Robert Hunt, president of Western Wood Products Association (WPPA), said that United States demand for lumber in 1993 should increase by 3.5 percent, totaling 46.24 billion board feet. Housing starts for 1993 are forecast at 1.25 million, a 7.8 percent increase from 1992’s projected 1.16 million starts.

“1993 will mark the third straight year western mills will see production decline due to timber supply problems,” Hunt said. “The reasons for the guarded western outlook continue to be resourced based, with no immediate solution on the horizon.”

Production in the 12 western states is forecast to drop 2.12 percent in 1993, totaling 18.21 billion board feet. Lumber production in the southern United States, by comparison, is predicted to increase 6.1 percent and lumber imports – mostly from Canada – should be up 8.8 percent.

Hunt said while the timber supply situation in the west remains unsettled, the region still will be the major lumber supplier to the United States market.

“The constant resource lock-ups and new endangered and threatened species announcements by the courts has lately led to a perception on the part of some of our customers that we don’t have products for sale,” Hunt said. “However, the west will continue to supply a major share of the lumber used in 1993.

“If the industry can get some relief on its many log supply problems, you can expect a good fight from western mills to take back some of the market share.”

Housing will be the top market for lumber in 1993, with 16.03 billion board feet expected to be used in residential construction. That volume is 4.3 percent higher than expected 1992 levels.

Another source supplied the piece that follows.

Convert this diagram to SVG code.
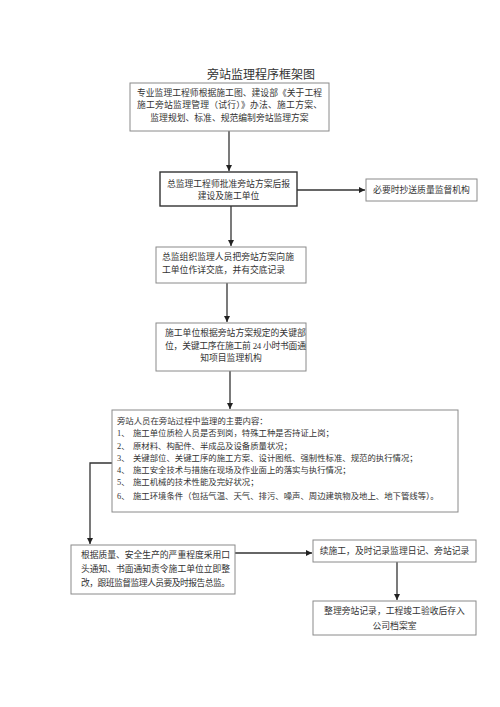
<svg xmlns="http://www.w3.org/2000/svg" width="500" height="707" viewBox="0 0 500 707">
<defs>
<marker id="arr" markerWidth="8" markerHeight="8" refX="6" refY="3" orient="auto" markerUnits="userSpaceOnUse">
<path d="M0,0 L6,3 L0,6 z" fill="#222"/>
</marker>
<style>
.box{fill:#fff;stroke:#8a8a8a;stroke-width:1}
.boxd{fill:#fff;stroke:#333;stroke-width:1.4}
.t{font-family:"Liberation Serif","Noto Sans CJK SC",serif;font-size:8.8px;fill:#333}
.m{font-family:"Liberation Serif","Noto Sans CJK SC",serif;font-size:8.4px;fill:#333}
.c{text-anchor:middle}
.ttl{font-family:"Liberation Serif","Noto Sans CJK SC",serif;font-size:12px;fill:#333;text-anchor:middle}
.ln{fill:none;stroke:#333;stroke-width:1.3}
</style>
</defs>
<rect width="500" height="707" fill="#fff"/>
<text class="ttl" x="261" y="79">旁站监理程序框架图</text>

<g id="connectors">
<line class="ln" x1="229" y1="131" x2="229" y2="171" marker-end="url(#arr)"/>
<line class="ln" x1="297" y1="190" x2="365" y2="190" marker-end="url(#arr)"/>
<line class="ln" x1="231" y1="206" x2="231" y2="246" marker-end="url(#arr)"/>
<line class="ln" x1="227" y1="283" x2="227" y2="322" marker-end="url(#arr)"/>
<line class="ln" x1="230" y1="371" x2="230" y2="409" marker-end="url(#arr)"/>
<polyline class="ln" points="112,463 90,463 90,544" marker-end="url(#arr)"/>
<line class="ln" x1="235" y1="553" x2="312" y2="553" marker-end="url(#arr)"/>
<line class="ln" x1="397" y1="562" x2="397" y2="600" marker-end="url(#arr)"/>
</g>

<g id="n1">
<rect class="box" x="130" y="83" width="199" height="48"/>
<text class="t" x="137" y="96" textLength="185">专业监理工程师根据施工图、建设部《关于工程</text>
<text class="t" x="137" y="108" textLength="185">施工旁站监理管理（试行）》办法、施工方案、</text>
<text class="t c" x="229.5" y="121">监理规划、标准、规范编制旁站监理方案</text>
</g>

<g id="n2">
<rect class="boxd" x="160" y="172" width="137" height="34"/>
<text class="t c" x="228.5" y="187">总监理工程师批准旁站方案后报</text>
<text class="t c" x="228.5" y="199">建设及施工单位</text>
</g>

<g id="n3">
<rect class="box" x="366" y="179" width="111" height="22"/>
<text class="t c" x="421.5" y="193">必要时抄送质量监督机构</text>
</g>

<g id="n4">
<rect class="box" x="156" y="247" width="150" height="36"/>
<text class="t" x="162" y="260">总监组织监理人员把旁站方案向施</text>
<text class="t" x="162" y="273">工单位作详交底，并有交底记录</text>
</g>

<g id="n5">
<rect class="box" x="156" y="323" width="150" height="48"/>
<text class="t" x="165" y="336">施工单位根据旁站方案规定的关键部</text>
<text class="t" x="165" y="349" textLength="141">位，关键工序在施工前 24 小时书面通</text>
<text class="t c" x="231" y="361">知项目监理机构</text>
</g>

<g id="n6">
<rect class="box" x="112" y="410" width="346" height="102"/>
<text class="m" x="117" y="424">旁站人员在旁站过程中监理的主要内容：</text>
<text class="m" x="117" y="436">1、<tspan x="133">施工单位质检人员是否到岗，特殊工种是否持证上岗；</tspan></text>
<text class="m" x="117" y="449">2、<tspan x="133">原材料、构配件、半成品及设备质量状况；</tspan></text>
<text class="m" x="117" y="461">3、<tspan x="133">关键部位、关键工序的施工方案、设计图纸、强制性标准、规范的执行情况；</tspan></text>
<text class="m" x="117" y="473">4、<tspan x="133">施工安全技术与措施在现场及作业面上的落实与执行情况；</tspan></text>
<text class="m" x="117" y="485">5、<tspan x="133">施工机械的技术性能及完好状况；</tspan></text>
<text class="m" x="117" y="499">6、<tspan x="133">施工环境条件（包括气温、天气、排污、噪声、周边建筑物及地上、地下管线等）。</tspan></text>
</g>

<g id="n7">
<rect class="box" x="71" y="545" width="164" height="49"/>
<text class="t" x="81" y="558" textLength="149">根据质量、安全生产的严重程度采用口</text>
<text class="t" x="81" y="572" textLength="149">头通知、书面通知责令施工单位立即整</text>
<text class="t" x="81" y="586" textLength="149">改，跟班监督监理人员要及时报告总监。</text>
</g>

<g id="n8">
<rect class="box" x="313" y="540" width="163" height="22"/>
<text class="t c" x="394.5" y="554">续施工，及时记录监理日记、旁站记录</text>
</g>

<g id="n9">
<rect class="box" x="313" y="601" width="163" height="34"/>
<text class="t c" x="394.5" y="614">整理旁站记录，工程竣工验收后存入</text>
<text class="t c" x="394.5" y="629">公司档案室</text>
</g>
</svg>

Lumber used in repaid and remodeling is forecast increase 3 percent to 14.86 billion board feet next year. Other construction – mostly office, retail and hotel structures – is predicted to increase by 3.2 percent to 7.12 billion board feet. Exports this year should total 2.65 billion board feet, down 7.4 percent from the previous year. In 1993, exports are forecast at 2.7 billion board feet, a 1.9 percent increase.